Ma non solo. Anche la system integration è una valida opzione. Rendere l’intelligenza artificiale più “open” e dunque “aperta” anche ai sistemi di altri competitor può portare enormi vantaggi. Solitamente, infatti, le piattaforme di intelligenza artificiale vengono programmate per non funzionare se “messe a contatto” con altre platform. Noi, al contrario, abbiamo puntato sul potere integrare i software di altre piattaforme ai nostri, venendo così slegati da grosse limitazioni tecniche. E questo ci ha portato vantaggi non da poco.
Siete aperti ad acquisizioni?
Sì, siamo in fase di acquisizioni e abbiamo già puntato un’altra azienda per un M&A che, ci auguriamo, dovremmo portare al closing entro il 2024.
Ma l’intelligenza artificiale è sostenibile?
Assolutamente sì. Innanzitutto, questa nuova tecnologia non impatta più di quanto già non inquinassero i precedenti sistemi di elaborazione di dati. Il vantaggio, comunque, è l’ottimizzazione dei tempi e delle strategie.
Prendendo ad esempio il settore della mobilità, grazie alla strabiliante potenza di calcolo dell’intelligenza artificiale si possono stimare i migliori percorsi e le quantità di merci più facilmente trasportabili per efficientare notevolmente il risparmio energetico e di carburante. In generale, grazie all’IA l’essere umano può muoversi meccanicamente di meno, inquinando conseguentemente in quantità minore.
L’IA ha molti vantaggi, ma non è un pericolo per l’occupazione?
I rischi sono evidenti, non possiamo negarcelo. Ma c’è la possibilità di controbilanciarli con le opportunità che questa rivoluzione ci sta portando. Innanzitutto, portare l’intelligenza artificiale sui banchi di scuola, fin da bambini, è una possibile soluzione.
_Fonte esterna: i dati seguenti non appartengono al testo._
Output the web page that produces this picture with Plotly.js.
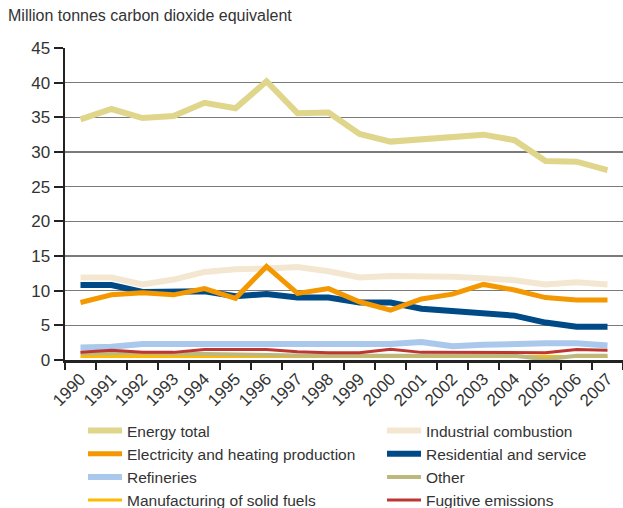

Poi, è necessario educare la fascia d’età dai 30 ai 50 anni, in quanto saranno questi a vivere il mondo del lavoro quando, auspicabilmente tra una decina d’anni, l’intelligenza artificiale sarà entrata con più grinta nel mercato italiano.
Un’altra soluzione sarebbe quella dare incentivi alle imprese sull’utilizzo dell’IA, in modo da poter fare reskilling di quelle posizioni che verranno effettivamente sostituite. Nel caso questo non dovesse succedere, gli italiani si ritroverebbero inevitabilmente fuori mercato.
Quali sono le posizioni più a rischio?
Dai call center alla medicina, passando per uno studio di avvocati, credo che l’intelligenza artificiale colpirà un po’ tutti i settori. Per evitare di venire sostituiti, sarà importante fare un’opera di “orientamento”. Cioè spiegare ai futuri professionisti su quale impiego puntare e quale no, in base alla presenza di un mercato più o meno florido, non totalmente occupato dalla sovra efficienza dell’intelligenza artificiale.
Secondo lei l’IA sarà mai un pericolo per la vita umana?
Non credo proprio. L’intelligenza artificiale è tale perché l’uomo la vuole così, non è altro che frutto del nostro ingegno. Certo, in quanto macchine hanno meno difetti, ma l’intelligenza è infusa da noi stessi.